Conclusions: Integrative approaches of openly available data can accelerate the prediction and identification of potential new miRNA targets for RNA targeting therapies. In particular, we have predicted 27 miRNAs which may govern inflammation in osteoarthritic synovial intimal fibroblasts or macrophages. A panel of potentially interesting miRNAs was identified of which miR-155-5p & miR-146a-5p were used to successfully set up an effective inhibition strategy in primary OA synovial fibroblasts or human monocyte-derived macrophages. Building on this foundation, we aim to inhibit the candidate targets to validate their therapeutic potential. Ultimately, the most promising candidate miRNA inhibitors will be tested for the development of an intra-articular injectable therapy for OA.
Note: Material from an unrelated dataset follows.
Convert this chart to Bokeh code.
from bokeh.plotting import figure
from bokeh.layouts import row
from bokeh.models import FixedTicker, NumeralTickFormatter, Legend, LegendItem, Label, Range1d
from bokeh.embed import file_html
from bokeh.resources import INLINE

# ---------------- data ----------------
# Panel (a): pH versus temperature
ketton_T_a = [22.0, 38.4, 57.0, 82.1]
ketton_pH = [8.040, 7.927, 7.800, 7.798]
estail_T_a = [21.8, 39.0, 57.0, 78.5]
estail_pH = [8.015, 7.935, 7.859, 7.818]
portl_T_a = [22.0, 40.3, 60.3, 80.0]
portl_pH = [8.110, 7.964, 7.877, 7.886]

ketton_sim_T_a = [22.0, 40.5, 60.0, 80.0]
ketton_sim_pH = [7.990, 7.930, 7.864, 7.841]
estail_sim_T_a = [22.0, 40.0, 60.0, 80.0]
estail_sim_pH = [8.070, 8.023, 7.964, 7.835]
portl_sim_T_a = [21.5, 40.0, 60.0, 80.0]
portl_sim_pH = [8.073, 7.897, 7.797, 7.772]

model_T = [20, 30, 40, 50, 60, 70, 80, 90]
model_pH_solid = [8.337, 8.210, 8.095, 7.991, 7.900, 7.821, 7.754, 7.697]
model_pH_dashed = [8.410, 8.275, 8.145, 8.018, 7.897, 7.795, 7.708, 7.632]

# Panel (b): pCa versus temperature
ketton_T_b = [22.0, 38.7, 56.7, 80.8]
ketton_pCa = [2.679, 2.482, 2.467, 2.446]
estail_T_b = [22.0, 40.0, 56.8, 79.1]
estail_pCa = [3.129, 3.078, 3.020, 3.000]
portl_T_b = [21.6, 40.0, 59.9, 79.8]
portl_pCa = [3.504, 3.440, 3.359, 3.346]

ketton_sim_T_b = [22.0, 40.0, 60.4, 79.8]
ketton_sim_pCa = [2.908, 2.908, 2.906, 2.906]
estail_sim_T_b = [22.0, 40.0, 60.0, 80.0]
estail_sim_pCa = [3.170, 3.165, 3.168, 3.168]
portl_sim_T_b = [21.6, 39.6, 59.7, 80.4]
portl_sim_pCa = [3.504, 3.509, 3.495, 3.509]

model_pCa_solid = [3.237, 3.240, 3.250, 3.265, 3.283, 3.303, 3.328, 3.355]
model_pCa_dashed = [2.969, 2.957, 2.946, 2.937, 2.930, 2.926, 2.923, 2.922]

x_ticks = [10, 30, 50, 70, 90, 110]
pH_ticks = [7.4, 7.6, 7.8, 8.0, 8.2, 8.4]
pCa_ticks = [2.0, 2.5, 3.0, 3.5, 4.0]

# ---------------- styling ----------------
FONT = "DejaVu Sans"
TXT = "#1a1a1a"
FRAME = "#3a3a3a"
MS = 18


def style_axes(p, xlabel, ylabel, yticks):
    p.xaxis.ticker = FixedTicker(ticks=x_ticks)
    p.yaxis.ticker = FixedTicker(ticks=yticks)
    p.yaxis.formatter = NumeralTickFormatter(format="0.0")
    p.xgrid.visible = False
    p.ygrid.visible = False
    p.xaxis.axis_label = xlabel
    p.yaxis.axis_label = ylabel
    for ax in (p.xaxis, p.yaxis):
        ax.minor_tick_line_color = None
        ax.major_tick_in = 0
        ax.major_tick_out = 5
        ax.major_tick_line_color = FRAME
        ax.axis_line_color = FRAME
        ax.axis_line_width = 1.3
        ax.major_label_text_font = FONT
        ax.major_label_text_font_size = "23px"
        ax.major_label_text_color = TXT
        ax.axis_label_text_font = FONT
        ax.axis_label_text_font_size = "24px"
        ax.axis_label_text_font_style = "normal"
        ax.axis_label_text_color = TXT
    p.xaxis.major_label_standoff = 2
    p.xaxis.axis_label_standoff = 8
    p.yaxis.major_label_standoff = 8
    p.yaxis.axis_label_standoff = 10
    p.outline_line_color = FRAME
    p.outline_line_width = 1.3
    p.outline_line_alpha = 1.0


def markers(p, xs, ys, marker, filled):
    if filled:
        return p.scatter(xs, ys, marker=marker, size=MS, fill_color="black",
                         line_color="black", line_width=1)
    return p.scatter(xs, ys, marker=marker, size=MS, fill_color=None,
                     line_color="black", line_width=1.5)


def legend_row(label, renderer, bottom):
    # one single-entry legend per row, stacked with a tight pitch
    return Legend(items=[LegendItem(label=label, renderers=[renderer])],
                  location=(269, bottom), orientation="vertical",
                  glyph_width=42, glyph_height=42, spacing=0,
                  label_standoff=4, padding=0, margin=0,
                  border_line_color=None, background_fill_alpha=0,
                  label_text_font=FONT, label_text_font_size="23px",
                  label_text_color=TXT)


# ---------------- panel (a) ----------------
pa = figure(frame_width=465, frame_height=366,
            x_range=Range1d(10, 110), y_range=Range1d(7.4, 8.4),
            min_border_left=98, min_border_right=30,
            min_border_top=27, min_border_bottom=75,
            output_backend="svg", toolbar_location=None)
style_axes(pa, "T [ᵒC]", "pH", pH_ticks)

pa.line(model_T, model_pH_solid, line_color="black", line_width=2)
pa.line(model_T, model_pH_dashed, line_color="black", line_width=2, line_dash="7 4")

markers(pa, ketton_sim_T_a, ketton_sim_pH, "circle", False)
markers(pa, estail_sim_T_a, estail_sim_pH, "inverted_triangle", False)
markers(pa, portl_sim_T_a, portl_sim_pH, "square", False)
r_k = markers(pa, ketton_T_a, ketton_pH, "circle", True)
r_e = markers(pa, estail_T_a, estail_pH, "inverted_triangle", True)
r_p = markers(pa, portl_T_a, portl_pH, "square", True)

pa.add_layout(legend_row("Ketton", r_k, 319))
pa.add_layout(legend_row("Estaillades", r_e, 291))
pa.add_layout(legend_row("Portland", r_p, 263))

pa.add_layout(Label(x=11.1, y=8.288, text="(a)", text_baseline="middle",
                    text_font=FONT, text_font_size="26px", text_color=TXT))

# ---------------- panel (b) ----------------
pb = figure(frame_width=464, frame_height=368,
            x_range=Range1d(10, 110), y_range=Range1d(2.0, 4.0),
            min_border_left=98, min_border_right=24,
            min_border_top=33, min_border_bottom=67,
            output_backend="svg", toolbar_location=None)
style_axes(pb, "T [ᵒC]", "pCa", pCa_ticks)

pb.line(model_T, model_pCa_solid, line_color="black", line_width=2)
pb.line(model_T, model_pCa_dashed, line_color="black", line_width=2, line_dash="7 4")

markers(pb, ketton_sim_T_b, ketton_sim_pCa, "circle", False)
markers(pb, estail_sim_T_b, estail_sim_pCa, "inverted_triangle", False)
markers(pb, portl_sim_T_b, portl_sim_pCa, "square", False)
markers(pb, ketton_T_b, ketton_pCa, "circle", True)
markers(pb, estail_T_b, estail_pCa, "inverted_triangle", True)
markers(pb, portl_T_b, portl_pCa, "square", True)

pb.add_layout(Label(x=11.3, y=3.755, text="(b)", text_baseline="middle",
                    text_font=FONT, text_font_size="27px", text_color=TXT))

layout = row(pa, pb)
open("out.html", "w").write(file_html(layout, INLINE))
REFERENCES: [1] K. Knab, D. Chambers, and G. Krönke, “Synovial Macrophage and Fibroblast Heterogeneity in Joint Homeostasis and Inflammation,” (in eng), Front Med (Lausanne), vol. 9, p. 862161, 2022, doi: 10.3389/fmed.2022.862161.
Acknowledgments: NIL.
Disclosure of Interests: Judith Veldman: None declared, Ronja Frei: None declared, Anna Hegger: None declared, Eric Farrell: None declared, Andrea Lolli The OAinject consortium is a collaborative research initiative involving academic institutions and industry partners. Any financial contributions from companies are directed to the consortium as a whole to support the research activities stated in the project agreement. The author has not received direct financial grants or personal payments from pharmaceutical companies outside of this collaboration., Gerjo van Osch The OAinject consortium is a collaborative research initiative involving academic institutions and industry partners. Any financial contributions from companies are directed to the consortium as a whole to support the research activities stated in the project agreement. The author has not received direct financial grants or personal payments from pharmaceutical companies outside of this collaboration.